Le maître d’œuvre de toutes les activités immobilières du groupe n’est autre que son CEO, Enrico Arras. Pendant longtemps, l'homme de 43 ans a tenté de calmer les inquiétudes de ses clients. Selon lui, il ne s’agissait que de simples retards de chantier. Mais à mesure que la frustration grandissait, il leur a promis des remboursements échelonnés. Promesses qui, elles aussi, sont restées sans suite. C’est à ce moment-là que la justice a commencé à s’intéresser de près à ses activités.

Où est Enrico Arras?

Depuis qu’Enrico Arras a officiellement jeté l’éponge, il reste injoignable: ni les victimes ni Blick n’ont pu le contacter. Toutes les tentatives de le joindre se heurtent au silence. L’ancien CEO a disparu, laissant derrière lui de nombreuses questions sans réponse. Où est passé l’argent versé pour des maisons jamais construites? Les acheteurs reverront-ils un jour leurs acomptes? Et surtout: qui assumera les dommages?

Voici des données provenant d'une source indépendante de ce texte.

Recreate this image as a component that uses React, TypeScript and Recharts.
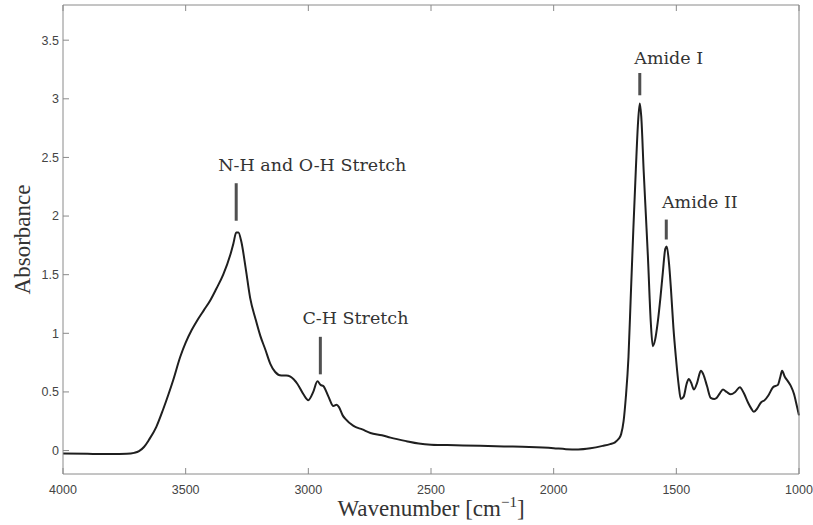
import {
  LineChart,
  Line,
  XAxis,
  YAxis,
  ReferenceLine,
  ReferenceDot,
  Label,
} from "recharts";

// FTIR spectrum, wavenumber in cm^-1 (high to low)
const wavenumbers = [
  4000, 3900, 3800, 3740, 3710, 3690, 3670, 3650, 3620, 3592, 3570, 3551, 3522, 3500,
  3475, 3453, 3425, 3400, 3375, 3347, 3318, 3305, 3294, 3285, 3273, 3255, 3237, 3215,
  3196, 3175, 3155, 3135, 3110, 3090, 3073, 3045, 3020, 3000, 2980, 2963, 2950, 2939,
  2918, 2898, 2885, 2875, 2860, 2849, 2816, 2780, 2747, 2700, 2665, 2600, 2550, 2500,
  2400, 2300, 2200, 2100, 2000, 1950, 1900, 1850, 1800, 1770, 1750, 1735, 1725, 1715,
  1706, 1695, 1686, 1675, 1665, 1656, 1649, 1643, 1633, 1624, 1616, 1604, 1596, 1586,
  1576, 1565, 1555, 1545, 1539, 1530, 1522, 1512, 1502, 1490, 1482, 1470, 1458, 1449,
  1440, 1428, 1415, 1400, 1390, 1375, 1360, 1345, 1335, 1322, 1310, 1295, 1278, 1260,
  1241, 1225, 1208, 1195, 1184, 1170, 1155, 1140, 1125, 1106, 1086, 1076, 1069, 1058,
  1045, 1033, 1020, 1012, 1000,
];

const absorbance = [
  -0.025, -0.028, -0.03, -0.028, -0.02, -0.005, 0.03, 0.09, 0.2, 0.35, 0.48, 0.6, 0.8, 0.92,
  1.03, 1.11, 1.2, 1.28, 1.38, 1.5, 1.67, 1.77, 1.86, 1.86, 1.78, 1.55, 1.3, 1.12,
  0.98, 0.86, 0.74, 0.67, 0.64, 0.64, 0.63, 0.57, 0.48, 0.43, 0.5, 0.59, 0.56, 0.55,
  0.46, 0.38, 0.39, 0.37, 0.3, 0.27, 0.21, 0.18, 0.15, 0.13, 0.11, 0.08, 0.06, 0.05,
  0.045, 0.04, 0.035, 0.03, 0.02, 0.012, 0.01, 0.02, 0.04, 0.055, 0.07, 0.1, 0.14, 0.25,
  0.45, 0.8, 1.3, 1.9, 2.4, 2.8, 2.96, 2.85, 2.38, 2.0, 1.66, 1.09, 0.89, 0.95,
  1.09, 1.3, 1.52, 1.72, 1.74, 1.6, 1.38, 1.05, 0.8, 0.55, 0.44, 0.46, 0.57, 0.61,
  0.58, 0.52, 0.58, 0.68, 0.65, 0.55, 0.45, 0.44, 0.45, 0.49, 0.52, 0.5, 0.48, 0.5,
  0.54, 0.49, 0.41, 0.36, 0.33, 0.36, 0.41, 0.43, 0.47, 0.54, 0.56, 0.63, 0.68, 0.63,
  0.59, 0.55, 0.48, 0.41, 0.3,
];

const xTicks = [1000, 1500, 2000, 2500, 3000, 3500, 4000];
const yTicks = [0, 0.5, 1, 1.5, 2, 2.5, 3, 3.5];

// band assignments: marker bar (x, from, to) and caption anchor (tx, ty)
const bandNames = ["N-H and O-H Stretch", "C-H Stretch", "Amide I", "Amide II"];
const bandX = [3294, 2951, 1649, 1541];
const bandFrom = [1.96, 0.65, 3.03, 1.8];
const bandTo = [2.28, 0.97, 3.22, 1.97];
const captionX = [2984, 2808, 1531, 1404];
const captionY = [2.38, 1.08, 3.3, 2.07];

const spectrum = wavenumbers.map((w, i) => ({ w, a: absorbance[i] }));

const serif = "'Liberation Serif', 'DejaVu Serif', serif";
const captionFont = "'DejaVu Serif', 'Liberation Serif', serif";
const sans = "'Liberation Sans', Arial, sans-serif";
const boxColor = "#8a8a8a";
const tickText = { fontSize: 12.5, fill: "#444", fontFamily: sans };

export default function App() {
  return (
    <div style={{ position: "absolute", left: 0, top: 0, background: "#fff" }}>
      <LineChart
        width={813}
        height={525}
        data={spectrum}
        margin={{ top: 5, right: 14, bottom: 0, left: 0 }}
      >
        <XAxis
          xAxisId="b"
          dataKey="w"
          type="number"
          domain={[1000, 4000]}
          reversed
          ticks={xTicks}
          height={51}
          tickSize={-6}
          tickMargin={17}
          stroke={boxColor}
          tick={tickText}
        >
          <Label
            content={({ viewBox }: any) => (
              <text
                x={viewBox.x + viewBox.width / 2}
                y={viewBox.y + 42}
                textAnchor="middle"
                fontFamily={serif}
                fontSize={23}
                fill="#333"
              >
                Wavenumber [cm
                <tspan dy={-9} fontSize={15}>
                  −1
                </tspan>
                <tspan dy={9}>]</tspan>
              </text>
            )}
          />
        </XAxis>
        <XAxis
          xAxisId="t"
          dataKey="w"
          type="number"
          orientation="top"
          domain={[1000, 4000]}
          reversed
          ticks={xTicks}
          height={1}
          mirror
          tickSize={6}
          stroke={boxColor}
          tickFormatter={() => ""}
        />
        <YAxis
          yAxisId="l"
          type="number"
          domain={[-0.2, 3.8]}
          ticks={yTicks}
          width={63}
          tickSize={-6}
          tickMargin={10}
          stroke={boxColor}
          tick={tickText}
        >
          <Label
            content={({ viewBox }: any) => {
              const cx = viewBox.x + 22;
              const cy = viewBox.y + viewBox.height / 2;
              return (
                <text
                  x={cx}
                  y={cy}
                  transform={`rotate(-90 ${cx} ${cy})`}
                  textAnchor="middle"
                  dominantBaseline="central"
                  fontFamily={serif}
                  fontSize={23}
                  fill="#333"
                >
                  Absorbance
                </text>
              );
            }}
          />
        </YAxis>
        <YAxis
          yAxisId="r"
          type="number"
          orientation="right"
          domain={[-0.2, 3.8]}
          ticks={yTicks}
          width={1}
          mirror
          tickSize={6}
          stroke={boxColor}
          tickFormatter={() => ""}
        />
        <Line
          xAxisId="b"
          yAxisId="l"
          dataKey="a"
          type="monotone"
          stroke="#1f1f1f"
          strokeWidth={2}
          dot={false}
          isAnimationActive={false}
        />
        {bandNames.map((name, i) => (
          <ReferenceLine
            key={`bar-${name}`}
            xAxisId="b"
            yAxisId="l"
            segment={[
              { x: bandX[i], y: bandFrom[i] },
              { x: bandX[i], y: bandTo[i] },
            ]}
            stroke="#505050"
            strokeWidth={3}
          />
        ))}
        {bandNames.map((name, i) => (
          <ReferenceDot
            key={`cap-${name}`}
            xAxisId="b"
            yAxisId="l"
            x={captionX[i]}
            y={captionY[i]}
            r={0}
            shape={(p: any) => (
              <text
                x={p.cx}
                y={p.cy}
                textAnchor="middle"
                fontFamily={captionFont}
                fontSize={17.5}
                fill="#333"
              >
                {name}
              </text>
            )}
          />
        ))}
      </LineChart>
    </div>
  );
}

«Ce qu’a fait Enrico Arras a fait grand bruit», confie S. Costa*. Aujourd’hui, il ignore s’il reverra un jour son argent. Mais pour lui, l’enjeu dépasse sa propre perte: « Enrico Arras n'est pas le seul à nous avoir fait perdre nos économies», affirme-t-il. Beaucoup d’autres, dit-il, ont cru à ses promesses jusqu’au bout. Et de conclure sans détour: «Je veux voir Arras en prison pour ce qu’il a fait.»

Les autres victimes, elles aussi, réclament justice. «Cette affaire est embarrassante pour l’Italie, car la majorité des victimes sont des étrangers», déclare Jean-Christophe Babin à Blick. Et d’ajouter: «En Suisse, Monsieur Arras aurait déjà été condamné et probablement emprisonné.» Pour l’heure, Enrico Arras et les autres personnes impliquées bénéficient de la présomption d’innocence.